Task prompt: Repeat everything from the first line of the listing below through the line that contains "temp_e75_err = [0.28, 0.40, 0.23, 0.47, None]", exactly. Leave out pictures.

Data extract:
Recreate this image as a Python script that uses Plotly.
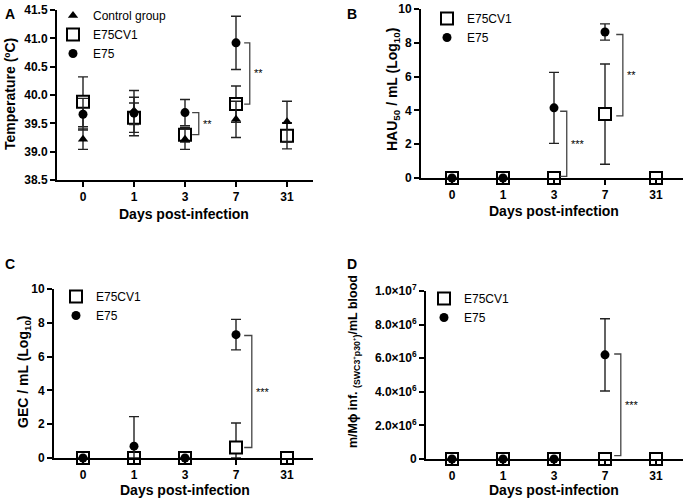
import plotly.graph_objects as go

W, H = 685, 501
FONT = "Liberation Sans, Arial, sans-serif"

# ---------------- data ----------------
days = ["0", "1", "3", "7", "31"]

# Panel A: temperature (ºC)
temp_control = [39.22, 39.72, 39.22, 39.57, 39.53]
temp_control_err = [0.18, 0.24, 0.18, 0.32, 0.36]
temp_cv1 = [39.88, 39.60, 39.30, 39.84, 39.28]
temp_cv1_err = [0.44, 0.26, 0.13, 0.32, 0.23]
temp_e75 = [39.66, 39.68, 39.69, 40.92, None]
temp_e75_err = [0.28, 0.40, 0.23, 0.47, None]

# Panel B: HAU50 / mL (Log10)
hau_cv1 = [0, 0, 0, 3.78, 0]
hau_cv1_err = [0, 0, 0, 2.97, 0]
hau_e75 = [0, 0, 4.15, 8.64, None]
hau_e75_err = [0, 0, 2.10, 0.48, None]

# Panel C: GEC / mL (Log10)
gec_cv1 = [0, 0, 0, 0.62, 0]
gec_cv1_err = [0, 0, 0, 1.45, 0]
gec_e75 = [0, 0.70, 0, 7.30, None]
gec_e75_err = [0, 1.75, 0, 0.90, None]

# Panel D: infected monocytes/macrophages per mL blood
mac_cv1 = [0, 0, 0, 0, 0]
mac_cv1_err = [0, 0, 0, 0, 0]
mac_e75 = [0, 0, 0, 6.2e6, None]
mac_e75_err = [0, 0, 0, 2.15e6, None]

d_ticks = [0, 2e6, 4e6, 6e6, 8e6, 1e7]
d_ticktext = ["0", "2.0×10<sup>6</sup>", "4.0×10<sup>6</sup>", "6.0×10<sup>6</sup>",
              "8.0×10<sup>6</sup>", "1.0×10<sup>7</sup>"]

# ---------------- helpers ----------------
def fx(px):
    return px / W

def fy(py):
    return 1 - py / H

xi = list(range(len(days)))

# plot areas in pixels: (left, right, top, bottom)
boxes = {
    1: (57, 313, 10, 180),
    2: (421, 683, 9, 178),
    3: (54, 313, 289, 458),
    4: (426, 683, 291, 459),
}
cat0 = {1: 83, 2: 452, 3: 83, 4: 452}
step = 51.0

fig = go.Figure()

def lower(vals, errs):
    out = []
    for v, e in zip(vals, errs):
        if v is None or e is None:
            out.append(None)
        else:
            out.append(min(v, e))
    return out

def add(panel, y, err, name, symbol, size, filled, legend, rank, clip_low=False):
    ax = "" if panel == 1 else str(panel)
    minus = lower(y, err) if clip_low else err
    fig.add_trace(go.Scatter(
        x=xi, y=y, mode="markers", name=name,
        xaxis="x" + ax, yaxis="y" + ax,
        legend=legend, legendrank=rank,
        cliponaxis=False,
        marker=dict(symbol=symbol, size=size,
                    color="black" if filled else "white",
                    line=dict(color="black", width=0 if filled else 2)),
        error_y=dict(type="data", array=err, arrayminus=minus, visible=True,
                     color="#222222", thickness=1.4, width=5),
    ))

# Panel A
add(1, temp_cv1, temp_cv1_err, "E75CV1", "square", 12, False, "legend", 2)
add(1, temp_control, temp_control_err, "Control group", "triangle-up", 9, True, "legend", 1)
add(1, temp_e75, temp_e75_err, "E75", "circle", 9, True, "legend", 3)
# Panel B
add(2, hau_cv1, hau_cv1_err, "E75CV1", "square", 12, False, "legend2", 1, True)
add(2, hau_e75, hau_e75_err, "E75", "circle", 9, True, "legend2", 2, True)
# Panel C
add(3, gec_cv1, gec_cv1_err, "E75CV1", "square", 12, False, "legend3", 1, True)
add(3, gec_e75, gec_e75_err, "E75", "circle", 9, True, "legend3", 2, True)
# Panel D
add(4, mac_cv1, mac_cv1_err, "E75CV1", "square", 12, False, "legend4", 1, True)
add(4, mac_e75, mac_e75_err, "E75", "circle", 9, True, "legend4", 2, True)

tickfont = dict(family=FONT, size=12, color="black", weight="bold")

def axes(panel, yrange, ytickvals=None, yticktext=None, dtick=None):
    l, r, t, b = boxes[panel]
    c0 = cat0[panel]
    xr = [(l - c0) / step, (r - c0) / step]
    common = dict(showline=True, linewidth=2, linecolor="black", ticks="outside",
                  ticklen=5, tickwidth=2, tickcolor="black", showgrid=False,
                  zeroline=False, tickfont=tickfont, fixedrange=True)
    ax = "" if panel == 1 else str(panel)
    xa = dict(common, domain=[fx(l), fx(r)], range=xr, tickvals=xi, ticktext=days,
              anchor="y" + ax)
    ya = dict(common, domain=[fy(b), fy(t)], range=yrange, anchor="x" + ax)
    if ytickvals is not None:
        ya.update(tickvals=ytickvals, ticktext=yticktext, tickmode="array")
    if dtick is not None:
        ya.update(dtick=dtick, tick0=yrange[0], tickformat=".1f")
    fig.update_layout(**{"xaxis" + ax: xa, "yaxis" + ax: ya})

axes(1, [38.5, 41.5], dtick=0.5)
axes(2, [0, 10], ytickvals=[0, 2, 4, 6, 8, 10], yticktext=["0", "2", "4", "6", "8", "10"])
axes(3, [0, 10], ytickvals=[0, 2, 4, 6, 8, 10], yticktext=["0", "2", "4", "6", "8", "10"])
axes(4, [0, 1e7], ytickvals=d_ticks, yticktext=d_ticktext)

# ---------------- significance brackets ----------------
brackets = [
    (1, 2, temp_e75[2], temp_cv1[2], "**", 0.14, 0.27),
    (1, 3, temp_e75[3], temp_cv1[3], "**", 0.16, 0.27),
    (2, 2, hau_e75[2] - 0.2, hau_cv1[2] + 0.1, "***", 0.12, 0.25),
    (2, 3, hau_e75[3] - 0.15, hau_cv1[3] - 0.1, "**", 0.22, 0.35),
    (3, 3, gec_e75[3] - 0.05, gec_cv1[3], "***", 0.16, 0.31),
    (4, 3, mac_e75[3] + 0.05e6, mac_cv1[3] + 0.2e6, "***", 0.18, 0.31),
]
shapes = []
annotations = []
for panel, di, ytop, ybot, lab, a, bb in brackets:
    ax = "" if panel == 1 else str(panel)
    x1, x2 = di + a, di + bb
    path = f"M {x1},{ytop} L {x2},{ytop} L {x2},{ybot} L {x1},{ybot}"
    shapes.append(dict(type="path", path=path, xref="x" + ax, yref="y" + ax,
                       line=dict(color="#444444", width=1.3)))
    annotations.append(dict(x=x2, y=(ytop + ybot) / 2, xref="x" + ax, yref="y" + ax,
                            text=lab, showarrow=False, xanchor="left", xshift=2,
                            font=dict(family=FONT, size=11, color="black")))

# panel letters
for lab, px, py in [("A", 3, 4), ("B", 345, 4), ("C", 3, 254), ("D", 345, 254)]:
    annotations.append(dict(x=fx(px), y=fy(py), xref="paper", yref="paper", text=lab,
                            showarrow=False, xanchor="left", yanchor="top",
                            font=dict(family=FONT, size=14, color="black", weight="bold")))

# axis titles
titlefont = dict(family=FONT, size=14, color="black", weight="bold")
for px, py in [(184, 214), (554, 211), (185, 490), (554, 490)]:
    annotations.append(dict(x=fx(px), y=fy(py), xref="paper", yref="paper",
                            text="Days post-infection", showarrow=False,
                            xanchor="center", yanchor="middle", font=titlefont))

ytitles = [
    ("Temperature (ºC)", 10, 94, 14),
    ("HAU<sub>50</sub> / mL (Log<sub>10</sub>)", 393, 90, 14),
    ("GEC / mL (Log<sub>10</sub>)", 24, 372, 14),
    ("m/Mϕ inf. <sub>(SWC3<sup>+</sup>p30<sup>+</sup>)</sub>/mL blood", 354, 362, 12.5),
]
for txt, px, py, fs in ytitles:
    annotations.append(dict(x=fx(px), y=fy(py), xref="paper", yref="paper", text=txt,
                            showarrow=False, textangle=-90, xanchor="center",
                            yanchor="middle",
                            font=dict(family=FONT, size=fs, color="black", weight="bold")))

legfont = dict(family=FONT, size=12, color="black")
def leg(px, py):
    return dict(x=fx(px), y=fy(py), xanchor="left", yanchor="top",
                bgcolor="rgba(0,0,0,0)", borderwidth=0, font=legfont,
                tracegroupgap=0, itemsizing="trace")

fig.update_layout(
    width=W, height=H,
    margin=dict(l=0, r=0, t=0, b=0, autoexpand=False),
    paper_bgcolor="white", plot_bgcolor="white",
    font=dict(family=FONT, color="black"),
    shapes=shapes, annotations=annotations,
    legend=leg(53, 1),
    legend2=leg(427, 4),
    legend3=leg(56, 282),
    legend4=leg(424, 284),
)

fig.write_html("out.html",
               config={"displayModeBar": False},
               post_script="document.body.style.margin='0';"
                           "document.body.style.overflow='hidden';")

Solution to the exercise:
Recreate this image as a Python script that uses Plotly.
import plotly.graph_objects as go

W, H = 685, 501
FONT = "Liberation Sans, Arial, sans-serif"

# ---------------- data ----------------
days = ["0", "1", "3", "7", "31"]

# Panel A: temperature (ºC)
temp_control = [39.22, 39.72, 39.22, 39.57, 39.53]
temp_control_err = [0.18, 0.24, 0.18, 0.32, 0.36]
temp_cv1 = [39.88, 39.60, 39.30, 39.84, 39.28]
temp_cv1_err = [0.44, 0.26, 0.13, 0.32, 0.23]
temp_e75 = [39.66, 39.68, 39.69, 40.92, None]
temp_e75_err = [0.28, 0.40, 0.23, 0.47, None]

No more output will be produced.